Influence of Liquid-to-Solid and Alkaline Activator (Sodium Silicate to Sodium Hydroxide) Ratios on Fresh and Hardened Properties of Alkali-Activated Palm Oil Fuel Ash Geopolymer.

Malaysia is one of the largest palm oil producers in the world and its palm oil industry is predicted to generate a large amount of waste, which increases the need to modify it for sustainable reuse. The green geopolymers produced from industrial waste can be a potential substitute for cementitious binders. This type of polymer helps reduce dependency on cement, a material that causes environmental problems due to its high carbon emissions. Palm oil fuel ash (POFA) geopolymer has been widely investigated for its use as a sustainable construction material. However, there is still uncertainty regarding the total replacement of cement with POFA geopolymer as a binder. In this study, we examined the effects of different material design parameters on the performance of a POFA-based geopolymer as a building material product through iterations of mixture optimisation.
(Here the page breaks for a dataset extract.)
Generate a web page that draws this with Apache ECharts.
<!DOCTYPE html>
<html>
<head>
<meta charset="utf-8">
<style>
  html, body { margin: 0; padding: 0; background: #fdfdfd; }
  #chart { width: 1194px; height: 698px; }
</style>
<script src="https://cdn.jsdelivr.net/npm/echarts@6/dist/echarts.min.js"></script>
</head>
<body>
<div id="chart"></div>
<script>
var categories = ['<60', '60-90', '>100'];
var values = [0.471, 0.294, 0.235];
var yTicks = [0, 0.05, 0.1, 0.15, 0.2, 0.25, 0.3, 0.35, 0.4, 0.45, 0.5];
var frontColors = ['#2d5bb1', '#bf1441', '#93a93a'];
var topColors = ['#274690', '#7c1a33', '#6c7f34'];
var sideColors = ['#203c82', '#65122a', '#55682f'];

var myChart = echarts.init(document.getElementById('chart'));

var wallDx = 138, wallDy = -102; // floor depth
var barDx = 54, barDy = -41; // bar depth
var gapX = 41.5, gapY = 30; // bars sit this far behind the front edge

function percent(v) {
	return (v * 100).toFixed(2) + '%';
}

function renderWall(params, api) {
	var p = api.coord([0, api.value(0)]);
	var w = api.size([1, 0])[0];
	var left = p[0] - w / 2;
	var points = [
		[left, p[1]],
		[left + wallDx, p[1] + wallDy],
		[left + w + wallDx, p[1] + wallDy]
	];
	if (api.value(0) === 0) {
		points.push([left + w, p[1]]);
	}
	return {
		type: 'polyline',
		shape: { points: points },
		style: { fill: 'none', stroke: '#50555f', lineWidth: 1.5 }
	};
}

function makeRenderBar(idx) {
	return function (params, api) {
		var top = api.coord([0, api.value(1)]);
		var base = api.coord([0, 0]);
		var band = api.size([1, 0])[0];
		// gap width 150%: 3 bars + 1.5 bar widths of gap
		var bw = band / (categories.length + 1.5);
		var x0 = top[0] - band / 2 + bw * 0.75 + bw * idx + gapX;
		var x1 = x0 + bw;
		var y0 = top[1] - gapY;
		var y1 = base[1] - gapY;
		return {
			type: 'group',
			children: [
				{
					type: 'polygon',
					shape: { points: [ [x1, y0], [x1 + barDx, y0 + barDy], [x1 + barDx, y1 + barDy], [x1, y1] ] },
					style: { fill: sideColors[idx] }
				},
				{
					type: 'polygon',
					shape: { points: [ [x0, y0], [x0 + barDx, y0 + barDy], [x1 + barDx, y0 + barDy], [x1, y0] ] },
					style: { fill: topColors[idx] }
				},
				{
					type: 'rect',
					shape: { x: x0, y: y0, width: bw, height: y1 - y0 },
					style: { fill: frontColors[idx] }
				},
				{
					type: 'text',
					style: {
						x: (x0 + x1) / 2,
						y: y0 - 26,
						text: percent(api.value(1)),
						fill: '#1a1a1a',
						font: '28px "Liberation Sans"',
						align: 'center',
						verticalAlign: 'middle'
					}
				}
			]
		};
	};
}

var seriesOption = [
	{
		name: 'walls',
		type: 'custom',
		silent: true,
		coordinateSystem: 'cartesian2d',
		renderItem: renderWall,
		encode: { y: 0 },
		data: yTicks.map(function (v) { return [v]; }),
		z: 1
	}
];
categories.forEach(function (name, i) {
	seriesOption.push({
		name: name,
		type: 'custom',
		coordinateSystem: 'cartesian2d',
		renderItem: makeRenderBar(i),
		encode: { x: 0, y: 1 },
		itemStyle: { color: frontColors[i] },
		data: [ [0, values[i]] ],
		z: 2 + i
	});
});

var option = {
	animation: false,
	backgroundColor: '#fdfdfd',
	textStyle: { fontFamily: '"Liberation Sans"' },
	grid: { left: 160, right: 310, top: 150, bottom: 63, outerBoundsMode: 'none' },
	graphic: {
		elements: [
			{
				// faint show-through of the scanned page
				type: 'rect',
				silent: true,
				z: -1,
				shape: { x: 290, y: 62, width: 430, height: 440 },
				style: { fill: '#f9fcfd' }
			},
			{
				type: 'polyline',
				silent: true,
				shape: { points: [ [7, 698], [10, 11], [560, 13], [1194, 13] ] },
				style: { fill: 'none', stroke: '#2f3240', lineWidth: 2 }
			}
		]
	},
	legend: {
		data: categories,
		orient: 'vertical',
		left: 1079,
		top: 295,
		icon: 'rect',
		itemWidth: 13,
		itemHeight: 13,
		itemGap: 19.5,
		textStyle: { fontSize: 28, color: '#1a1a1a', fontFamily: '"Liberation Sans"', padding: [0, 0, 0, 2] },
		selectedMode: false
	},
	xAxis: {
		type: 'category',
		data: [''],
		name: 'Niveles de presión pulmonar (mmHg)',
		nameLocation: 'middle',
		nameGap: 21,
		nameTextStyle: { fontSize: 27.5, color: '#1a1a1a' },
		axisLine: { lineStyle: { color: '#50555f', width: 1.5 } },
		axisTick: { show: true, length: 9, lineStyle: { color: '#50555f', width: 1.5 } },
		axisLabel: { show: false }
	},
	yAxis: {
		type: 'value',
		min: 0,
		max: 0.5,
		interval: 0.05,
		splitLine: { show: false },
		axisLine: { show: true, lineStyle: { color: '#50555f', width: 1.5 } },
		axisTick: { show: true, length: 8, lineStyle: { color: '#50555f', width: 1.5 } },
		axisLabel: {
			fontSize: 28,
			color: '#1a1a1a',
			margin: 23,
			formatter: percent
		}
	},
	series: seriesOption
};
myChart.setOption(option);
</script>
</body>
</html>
The material assessed was a single raw precursor material (POFA) activated by an alkaline activator (a combination of sodium hydroxide and sodium silicate with constant concentration) and homogenised. We conducted a physical property test, compressive strength test, and chemical composition and microstructural analyses to evaluate the performance of the alkali-activated POFA geopolymer at 7 and 28 days. According to the results, the optimum parameters for the production of alkali-activated POFA paste binder are 0.6 liquid-to-solid ratio and 2.5 alkaline activator ratio. Our results show that the use of alkali-activated POFA geopolymer is technically feasible, offering a sustainable and environmentally friendly alternative for POFA disposal.